* **BRIEF**:
Beneath this line are entries. Copy the range from the line with "Give me the" to the line with "0.2, 0.25, 0.3, 0.35, 0.4, 0.45, 0.5];", ends included, exactly; leave pictures out.

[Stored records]
_____

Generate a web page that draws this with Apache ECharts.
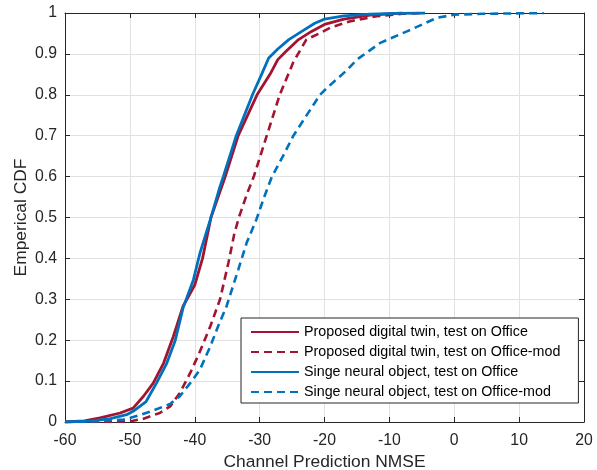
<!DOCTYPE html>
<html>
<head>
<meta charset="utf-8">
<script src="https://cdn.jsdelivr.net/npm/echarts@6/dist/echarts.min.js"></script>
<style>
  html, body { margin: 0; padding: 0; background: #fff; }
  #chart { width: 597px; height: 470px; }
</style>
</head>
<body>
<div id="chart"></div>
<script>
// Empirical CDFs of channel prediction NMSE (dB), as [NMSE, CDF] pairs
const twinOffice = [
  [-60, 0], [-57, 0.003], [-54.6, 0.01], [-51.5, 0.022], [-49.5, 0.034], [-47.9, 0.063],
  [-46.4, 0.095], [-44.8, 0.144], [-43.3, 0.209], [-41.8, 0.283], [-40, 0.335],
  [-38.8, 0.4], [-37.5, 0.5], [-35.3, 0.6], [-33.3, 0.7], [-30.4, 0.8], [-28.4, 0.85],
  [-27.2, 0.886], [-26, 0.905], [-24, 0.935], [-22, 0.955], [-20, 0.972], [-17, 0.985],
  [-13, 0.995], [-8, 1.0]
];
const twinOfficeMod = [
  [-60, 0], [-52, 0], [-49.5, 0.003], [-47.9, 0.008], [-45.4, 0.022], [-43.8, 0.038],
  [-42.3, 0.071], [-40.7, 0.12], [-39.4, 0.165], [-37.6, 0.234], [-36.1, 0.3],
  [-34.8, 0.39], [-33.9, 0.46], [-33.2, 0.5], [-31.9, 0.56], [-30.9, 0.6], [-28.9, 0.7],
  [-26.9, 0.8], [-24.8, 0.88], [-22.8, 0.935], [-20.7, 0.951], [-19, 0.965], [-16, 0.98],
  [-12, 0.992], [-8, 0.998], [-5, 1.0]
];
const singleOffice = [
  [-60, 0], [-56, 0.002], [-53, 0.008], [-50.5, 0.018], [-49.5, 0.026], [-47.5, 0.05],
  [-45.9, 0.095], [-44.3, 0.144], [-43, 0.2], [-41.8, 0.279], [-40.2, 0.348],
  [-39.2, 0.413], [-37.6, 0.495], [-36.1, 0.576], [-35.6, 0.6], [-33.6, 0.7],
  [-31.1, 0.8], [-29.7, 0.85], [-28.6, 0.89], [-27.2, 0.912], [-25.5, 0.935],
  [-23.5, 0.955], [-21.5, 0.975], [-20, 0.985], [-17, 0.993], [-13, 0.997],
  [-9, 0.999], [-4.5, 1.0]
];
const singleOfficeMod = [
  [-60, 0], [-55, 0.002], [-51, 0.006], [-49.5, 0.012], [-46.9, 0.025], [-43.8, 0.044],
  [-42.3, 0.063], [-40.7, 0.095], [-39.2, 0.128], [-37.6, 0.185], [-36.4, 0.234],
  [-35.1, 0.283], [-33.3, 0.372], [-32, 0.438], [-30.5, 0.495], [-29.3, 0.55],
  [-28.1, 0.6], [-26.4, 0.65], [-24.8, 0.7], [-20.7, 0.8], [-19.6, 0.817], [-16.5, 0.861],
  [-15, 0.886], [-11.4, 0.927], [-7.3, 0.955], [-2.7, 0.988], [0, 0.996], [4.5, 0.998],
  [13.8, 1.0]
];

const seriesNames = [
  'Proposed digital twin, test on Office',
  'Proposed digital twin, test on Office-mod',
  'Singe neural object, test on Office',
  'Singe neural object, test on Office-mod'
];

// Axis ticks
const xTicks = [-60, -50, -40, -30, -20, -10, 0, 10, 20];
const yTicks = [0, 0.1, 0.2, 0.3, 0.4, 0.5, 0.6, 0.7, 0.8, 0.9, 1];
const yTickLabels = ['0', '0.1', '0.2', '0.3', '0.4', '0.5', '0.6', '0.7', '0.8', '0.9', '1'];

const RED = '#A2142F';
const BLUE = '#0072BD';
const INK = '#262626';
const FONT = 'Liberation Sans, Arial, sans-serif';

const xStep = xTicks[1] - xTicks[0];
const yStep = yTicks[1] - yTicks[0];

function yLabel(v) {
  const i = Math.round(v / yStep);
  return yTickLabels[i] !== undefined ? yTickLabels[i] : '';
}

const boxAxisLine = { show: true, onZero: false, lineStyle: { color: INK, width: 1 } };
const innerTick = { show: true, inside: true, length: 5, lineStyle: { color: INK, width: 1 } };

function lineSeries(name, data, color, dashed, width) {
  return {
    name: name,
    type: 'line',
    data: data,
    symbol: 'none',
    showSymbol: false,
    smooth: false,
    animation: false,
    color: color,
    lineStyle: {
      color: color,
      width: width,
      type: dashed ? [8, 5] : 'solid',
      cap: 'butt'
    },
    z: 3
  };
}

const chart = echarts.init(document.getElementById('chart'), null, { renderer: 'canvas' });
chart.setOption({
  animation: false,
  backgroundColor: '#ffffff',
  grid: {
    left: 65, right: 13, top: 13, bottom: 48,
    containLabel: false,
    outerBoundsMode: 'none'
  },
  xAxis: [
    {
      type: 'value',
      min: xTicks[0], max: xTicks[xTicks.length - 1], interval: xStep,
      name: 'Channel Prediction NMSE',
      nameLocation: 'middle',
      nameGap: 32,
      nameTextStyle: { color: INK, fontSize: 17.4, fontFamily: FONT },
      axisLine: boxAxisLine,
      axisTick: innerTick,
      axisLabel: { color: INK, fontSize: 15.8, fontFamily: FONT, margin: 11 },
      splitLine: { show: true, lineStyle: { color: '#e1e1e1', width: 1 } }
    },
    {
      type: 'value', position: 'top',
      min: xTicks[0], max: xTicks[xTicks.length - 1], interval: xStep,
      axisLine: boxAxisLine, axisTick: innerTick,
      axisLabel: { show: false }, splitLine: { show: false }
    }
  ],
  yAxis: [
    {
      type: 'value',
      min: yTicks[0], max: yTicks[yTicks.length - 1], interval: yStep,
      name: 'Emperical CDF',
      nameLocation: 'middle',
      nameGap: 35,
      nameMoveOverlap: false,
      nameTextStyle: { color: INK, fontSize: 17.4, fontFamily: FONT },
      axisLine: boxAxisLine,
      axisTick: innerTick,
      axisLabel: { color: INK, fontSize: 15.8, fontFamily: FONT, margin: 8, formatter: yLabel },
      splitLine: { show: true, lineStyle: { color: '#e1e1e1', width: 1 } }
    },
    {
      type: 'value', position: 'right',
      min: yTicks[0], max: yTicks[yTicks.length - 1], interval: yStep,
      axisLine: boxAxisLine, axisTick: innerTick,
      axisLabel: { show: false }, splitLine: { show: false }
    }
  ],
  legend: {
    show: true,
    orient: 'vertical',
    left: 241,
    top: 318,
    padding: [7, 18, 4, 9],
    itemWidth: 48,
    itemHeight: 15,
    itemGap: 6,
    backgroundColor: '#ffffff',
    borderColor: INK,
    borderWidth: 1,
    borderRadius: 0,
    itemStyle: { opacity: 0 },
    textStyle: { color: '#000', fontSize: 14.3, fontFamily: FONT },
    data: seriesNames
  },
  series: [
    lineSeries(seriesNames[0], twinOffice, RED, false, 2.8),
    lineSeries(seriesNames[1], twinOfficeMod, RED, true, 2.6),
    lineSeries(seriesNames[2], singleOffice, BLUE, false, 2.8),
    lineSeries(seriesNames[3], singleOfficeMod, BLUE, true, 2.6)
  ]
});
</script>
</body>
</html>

_____

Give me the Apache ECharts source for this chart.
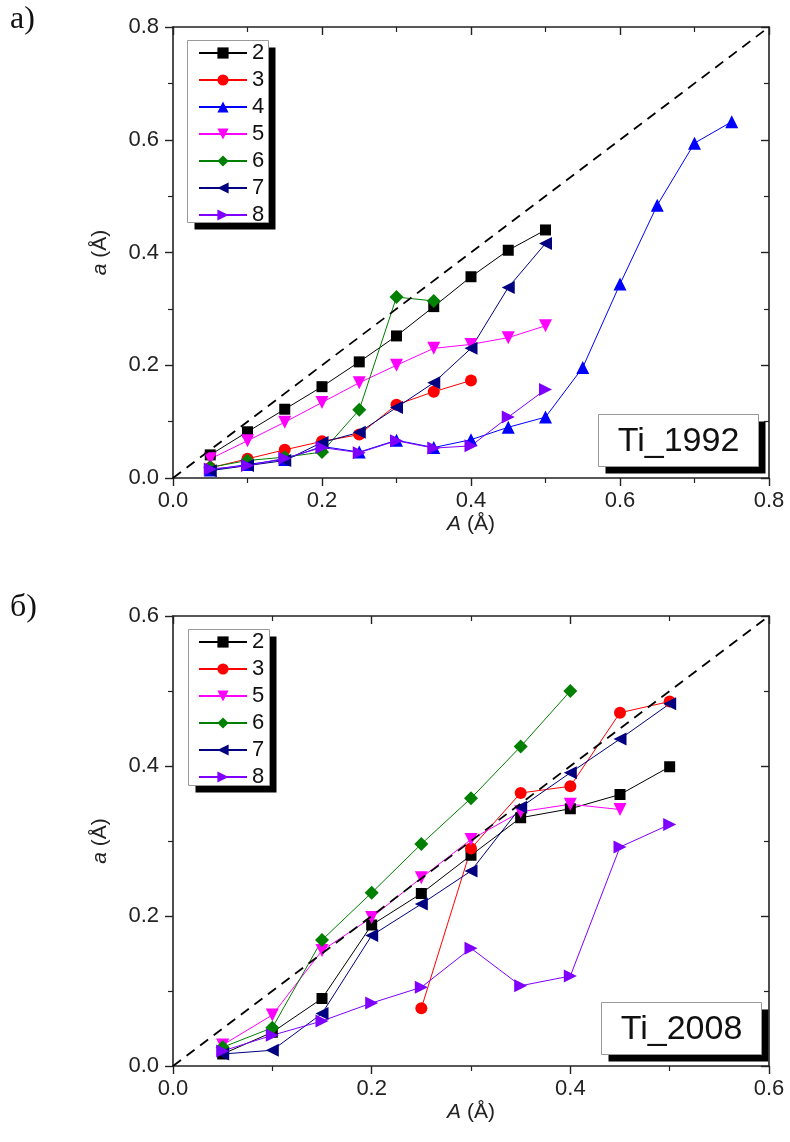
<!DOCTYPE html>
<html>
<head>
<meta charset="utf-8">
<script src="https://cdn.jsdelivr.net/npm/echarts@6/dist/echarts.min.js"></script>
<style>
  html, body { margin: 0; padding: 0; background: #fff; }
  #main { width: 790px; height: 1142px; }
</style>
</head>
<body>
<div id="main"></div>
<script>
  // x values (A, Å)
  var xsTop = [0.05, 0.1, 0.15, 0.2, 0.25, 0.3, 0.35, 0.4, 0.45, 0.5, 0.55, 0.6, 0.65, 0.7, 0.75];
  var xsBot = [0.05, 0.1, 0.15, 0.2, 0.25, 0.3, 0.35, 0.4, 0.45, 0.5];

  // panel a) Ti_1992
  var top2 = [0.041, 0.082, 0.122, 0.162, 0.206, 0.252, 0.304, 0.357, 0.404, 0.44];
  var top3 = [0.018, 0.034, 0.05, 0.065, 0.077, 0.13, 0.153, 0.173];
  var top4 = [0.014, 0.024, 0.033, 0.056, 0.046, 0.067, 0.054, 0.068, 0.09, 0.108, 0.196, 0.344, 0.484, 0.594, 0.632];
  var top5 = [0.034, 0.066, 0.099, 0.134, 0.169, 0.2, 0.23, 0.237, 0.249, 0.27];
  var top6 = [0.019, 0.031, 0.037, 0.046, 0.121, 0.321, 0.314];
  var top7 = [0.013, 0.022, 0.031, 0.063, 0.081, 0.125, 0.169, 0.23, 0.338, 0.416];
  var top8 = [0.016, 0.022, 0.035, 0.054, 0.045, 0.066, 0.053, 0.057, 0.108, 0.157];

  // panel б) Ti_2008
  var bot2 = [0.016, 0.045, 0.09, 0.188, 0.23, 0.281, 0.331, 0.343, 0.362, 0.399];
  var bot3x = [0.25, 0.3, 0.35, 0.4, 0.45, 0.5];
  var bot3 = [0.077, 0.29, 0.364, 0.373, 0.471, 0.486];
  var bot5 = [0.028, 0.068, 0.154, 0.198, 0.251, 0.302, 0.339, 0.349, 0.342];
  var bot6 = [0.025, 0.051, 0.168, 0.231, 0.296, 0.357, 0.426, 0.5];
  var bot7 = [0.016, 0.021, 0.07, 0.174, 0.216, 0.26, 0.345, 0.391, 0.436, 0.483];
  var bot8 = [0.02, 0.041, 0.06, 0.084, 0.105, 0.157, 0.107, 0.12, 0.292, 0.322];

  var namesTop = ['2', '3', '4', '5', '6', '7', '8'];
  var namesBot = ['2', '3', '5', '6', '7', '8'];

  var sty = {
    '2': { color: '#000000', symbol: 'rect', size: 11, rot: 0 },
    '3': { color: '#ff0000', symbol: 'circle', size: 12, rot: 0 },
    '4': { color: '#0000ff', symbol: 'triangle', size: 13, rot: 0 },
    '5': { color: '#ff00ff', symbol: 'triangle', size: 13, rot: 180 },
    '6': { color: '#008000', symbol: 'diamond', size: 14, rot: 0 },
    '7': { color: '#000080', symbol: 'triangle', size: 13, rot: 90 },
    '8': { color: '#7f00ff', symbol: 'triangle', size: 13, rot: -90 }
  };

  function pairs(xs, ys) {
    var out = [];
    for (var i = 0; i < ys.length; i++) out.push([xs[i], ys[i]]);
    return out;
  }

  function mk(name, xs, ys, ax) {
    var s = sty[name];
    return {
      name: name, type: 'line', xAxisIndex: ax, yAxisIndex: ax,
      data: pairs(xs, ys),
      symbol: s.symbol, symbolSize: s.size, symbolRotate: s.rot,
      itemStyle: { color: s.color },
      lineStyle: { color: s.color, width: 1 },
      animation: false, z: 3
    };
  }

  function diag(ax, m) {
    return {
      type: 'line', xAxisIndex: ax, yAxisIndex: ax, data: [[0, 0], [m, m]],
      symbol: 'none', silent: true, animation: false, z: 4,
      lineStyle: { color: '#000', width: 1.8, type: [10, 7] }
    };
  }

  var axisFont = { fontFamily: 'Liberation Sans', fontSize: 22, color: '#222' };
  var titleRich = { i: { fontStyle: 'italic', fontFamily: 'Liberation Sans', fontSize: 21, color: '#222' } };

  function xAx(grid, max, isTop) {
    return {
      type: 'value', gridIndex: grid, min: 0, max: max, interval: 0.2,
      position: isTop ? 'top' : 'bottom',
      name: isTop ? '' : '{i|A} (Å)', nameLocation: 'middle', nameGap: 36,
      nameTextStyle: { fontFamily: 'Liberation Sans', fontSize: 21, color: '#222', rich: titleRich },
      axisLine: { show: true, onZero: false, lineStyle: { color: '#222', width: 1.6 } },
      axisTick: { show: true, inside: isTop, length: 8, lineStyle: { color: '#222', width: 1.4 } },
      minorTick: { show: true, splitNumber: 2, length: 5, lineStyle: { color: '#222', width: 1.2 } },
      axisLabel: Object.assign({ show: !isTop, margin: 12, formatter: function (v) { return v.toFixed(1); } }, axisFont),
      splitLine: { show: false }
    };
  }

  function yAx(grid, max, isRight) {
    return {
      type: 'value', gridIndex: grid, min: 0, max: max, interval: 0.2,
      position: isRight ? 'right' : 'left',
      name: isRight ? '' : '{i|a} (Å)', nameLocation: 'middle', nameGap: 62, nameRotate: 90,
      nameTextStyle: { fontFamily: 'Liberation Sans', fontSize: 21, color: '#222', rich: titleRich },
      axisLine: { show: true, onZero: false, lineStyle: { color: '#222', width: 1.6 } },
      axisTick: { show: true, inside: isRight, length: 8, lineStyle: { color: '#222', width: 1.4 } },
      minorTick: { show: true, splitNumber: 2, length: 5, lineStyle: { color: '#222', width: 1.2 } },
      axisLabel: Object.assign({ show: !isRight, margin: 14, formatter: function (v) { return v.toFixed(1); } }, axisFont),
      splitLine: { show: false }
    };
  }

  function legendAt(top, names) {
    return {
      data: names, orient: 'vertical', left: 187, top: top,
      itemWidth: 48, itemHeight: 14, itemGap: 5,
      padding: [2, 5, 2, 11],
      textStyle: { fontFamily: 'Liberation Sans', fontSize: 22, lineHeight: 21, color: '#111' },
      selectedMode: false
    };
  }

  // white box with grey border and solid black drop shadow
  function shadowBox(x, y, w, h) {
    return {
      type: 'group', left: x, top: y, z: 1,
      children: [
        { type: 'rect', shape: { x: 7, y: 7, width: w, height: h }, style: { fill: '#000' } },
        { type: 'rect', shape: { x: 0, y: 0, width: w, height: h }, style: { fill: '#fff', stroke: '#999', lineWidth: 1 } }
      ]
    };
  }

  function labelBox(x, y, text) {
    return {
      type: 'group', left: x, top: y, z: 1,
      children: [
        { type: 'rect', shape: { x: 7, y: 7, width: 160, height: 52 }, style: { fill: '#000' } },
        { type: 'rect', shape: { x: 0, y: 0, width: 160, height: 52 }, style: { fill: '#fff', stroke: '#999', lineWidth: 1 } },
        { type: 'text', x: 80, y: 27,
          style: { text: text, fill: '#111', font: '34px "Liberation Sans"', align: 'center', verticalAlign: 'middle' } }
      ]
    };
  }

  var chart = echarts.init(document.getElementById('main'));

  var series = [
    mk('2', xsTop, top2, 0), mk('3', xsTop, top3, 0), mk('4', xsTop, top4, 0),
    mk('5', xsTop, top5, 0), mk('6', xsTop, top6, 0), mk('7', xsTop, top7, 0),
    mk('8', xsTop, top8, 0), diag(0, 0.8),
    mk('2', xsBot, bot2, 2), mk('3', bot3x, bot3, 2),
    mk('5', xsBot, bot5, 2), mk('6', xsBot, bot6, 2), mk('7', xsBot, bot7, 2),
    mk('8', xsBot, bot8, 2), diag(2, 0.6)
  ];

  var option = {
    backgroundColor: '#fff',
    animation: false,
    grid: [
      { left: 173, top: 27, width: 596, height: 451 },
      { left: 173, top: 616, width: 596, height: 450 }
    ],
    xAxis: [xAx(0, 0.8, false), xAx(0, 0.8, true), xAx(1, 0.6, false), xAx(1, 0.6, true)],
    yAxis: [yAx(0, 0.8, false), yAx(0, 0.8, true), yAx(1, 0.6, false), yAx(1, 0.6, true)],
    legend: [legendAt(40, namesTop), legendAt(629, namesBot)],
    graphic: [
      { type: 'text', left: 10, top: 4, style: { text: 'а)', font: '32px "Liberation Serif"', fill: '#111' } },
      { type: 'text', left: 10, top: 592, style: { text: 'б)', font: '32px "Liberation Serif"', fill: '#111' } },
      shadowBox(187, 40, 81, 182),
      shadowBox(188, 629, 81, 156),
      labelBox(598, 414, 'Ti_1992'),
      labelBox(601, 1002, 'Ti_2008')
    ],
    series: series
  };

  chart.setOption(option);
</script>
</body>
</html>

_____

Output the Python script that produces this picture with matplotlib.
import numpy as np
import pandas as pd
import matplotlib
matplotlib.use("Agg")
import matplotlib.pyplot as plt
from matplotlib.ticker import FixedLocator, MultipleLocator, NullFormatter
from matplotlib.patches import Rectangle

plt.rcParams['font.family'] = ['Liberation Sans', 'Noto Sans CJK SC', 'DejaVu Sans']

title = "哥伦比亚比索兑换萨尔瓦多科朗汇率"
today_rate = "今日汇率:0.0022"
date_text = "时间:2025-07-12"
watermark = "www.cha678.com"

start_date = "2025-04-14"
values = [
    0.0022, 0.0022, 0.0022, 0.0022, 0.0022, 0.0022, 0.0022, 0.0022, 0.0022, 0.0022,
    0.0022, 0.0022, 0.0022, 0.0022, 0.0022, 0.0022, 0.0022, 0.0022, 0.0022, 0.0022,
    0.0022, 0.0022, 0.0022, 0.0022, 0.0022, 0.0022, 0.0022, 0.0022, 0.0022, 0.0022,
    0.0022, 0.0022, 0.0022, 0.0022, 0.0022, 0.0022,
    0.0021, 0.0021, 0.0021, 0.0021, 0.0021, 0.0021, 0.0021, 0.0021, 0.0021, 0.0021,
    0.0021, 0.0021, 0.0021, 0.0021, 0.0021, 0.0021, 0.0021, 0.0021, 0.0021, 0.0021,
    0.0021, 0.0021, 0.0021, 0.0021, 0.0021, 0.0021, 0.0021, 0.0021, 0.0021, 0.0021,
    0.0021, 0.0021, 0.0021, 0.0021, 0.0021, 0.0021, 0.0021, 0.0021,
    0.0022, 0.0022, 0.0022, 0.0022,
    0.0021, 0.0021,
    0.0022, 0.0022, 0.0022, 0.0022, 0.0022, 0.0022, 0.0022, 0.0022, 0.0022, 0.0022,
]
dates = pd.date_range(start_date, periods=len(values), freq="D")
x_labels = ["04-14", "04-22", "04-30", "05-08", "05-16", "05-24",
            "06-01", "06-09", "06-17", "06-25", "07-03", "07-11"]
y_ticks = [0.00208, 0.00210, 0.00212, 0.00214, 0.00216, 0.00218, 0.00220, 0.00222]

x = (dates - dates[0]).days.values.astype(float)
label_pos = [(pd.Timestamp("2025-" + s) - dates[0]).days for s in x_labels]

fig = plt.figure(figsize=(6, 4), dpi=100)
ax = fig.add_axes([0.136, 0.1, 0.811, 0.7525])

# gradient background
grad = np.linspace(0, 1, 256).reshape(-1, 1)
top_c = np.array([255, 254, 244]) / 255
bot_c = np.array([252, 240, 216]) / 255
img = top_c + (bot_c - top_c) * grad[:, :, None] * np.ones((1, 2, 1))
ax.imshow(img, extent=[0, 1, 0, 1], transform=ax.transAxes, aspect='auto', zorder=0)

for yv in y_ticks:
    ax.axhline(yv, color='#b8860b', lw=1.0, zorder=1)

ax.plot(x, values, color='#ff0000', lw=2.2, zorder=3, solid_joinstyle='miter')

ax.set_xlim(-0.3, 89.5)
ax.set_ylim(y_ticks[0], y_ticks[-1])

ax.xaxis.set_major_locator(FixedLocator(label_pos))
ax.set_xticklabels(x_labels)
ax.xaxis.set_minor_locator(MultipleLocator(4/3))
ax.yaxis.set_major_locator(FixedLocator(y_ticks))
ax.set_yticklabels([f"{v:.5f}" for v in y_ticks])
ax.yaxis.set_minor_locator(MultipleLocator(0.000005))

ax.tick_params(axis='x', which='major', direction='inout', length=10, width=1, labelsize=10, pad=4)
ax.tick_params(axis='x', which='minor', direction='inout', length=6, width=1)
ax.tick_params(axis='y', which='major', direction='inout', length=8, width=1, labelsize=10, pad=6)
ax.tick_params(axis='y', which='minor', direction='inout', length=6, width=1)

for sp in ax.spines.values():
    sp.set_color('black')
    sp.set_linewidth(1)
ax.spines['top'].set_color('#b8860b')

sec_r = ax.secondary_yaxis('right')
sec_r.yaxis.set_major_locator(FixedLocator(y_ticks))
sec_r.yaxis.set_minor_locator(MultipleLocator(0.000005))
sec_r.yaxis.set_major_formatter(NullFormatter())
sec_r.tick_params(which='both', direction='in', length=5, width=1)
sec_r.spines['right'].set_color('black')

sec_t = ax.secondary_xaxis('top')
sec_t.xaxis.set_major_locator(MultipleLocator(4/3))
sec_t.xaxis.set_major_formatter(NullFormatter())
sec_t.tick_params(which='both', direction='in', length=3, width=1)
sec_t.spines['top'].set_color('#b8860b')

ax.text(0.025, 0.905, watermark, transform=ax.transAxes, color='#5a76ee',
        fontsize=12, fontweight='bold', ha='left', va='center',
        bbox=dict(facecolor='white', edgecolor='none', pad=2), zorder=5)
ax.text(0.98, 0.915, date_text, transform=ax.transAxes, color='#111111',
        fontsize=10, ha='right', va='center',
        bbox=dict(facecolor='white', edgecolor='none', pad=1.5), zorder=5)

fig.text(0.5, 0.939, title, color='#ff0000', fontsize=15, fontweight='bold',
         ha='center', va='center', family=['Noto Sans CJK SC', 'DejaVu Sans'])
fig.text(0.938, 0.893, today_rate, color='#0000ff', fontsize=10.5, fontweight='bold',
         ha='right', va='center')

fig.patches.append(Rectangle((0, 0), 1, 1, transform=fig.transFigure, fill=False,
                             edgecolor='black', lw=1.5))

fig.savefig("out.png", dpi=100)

_____

* **SOLUTION BELOW**:
Give me the Apache ECharts source for this chart.
<!DOCTYPE html>
<html>
<head>
<meta charset="utf-8">
<script src="https://cdn.jsdelivr.net/npm/echarts@6/dist/echarts.min.js"></script>
<style>
  html, body { margin: 0; padding: 0; background: #fff; }
  #main { width: 790px; height: 1142px; }
</style>
</head>
<body>
<div id="main"></div>
<script>
  // x values (A, Å)
  var xsTop = [0.05, 0.1, 0.15, 0.2, 0.25, 0.3, 0.35, 0.4, 0.45, 0.5, 0.55, 0.6, 0.65, 0.7, 0.75];
  var xsBot = [0.05, 0.1, 0.15, 0.2, 0.25, 0.3, 0.35, 0.4, 0.45, 0.5];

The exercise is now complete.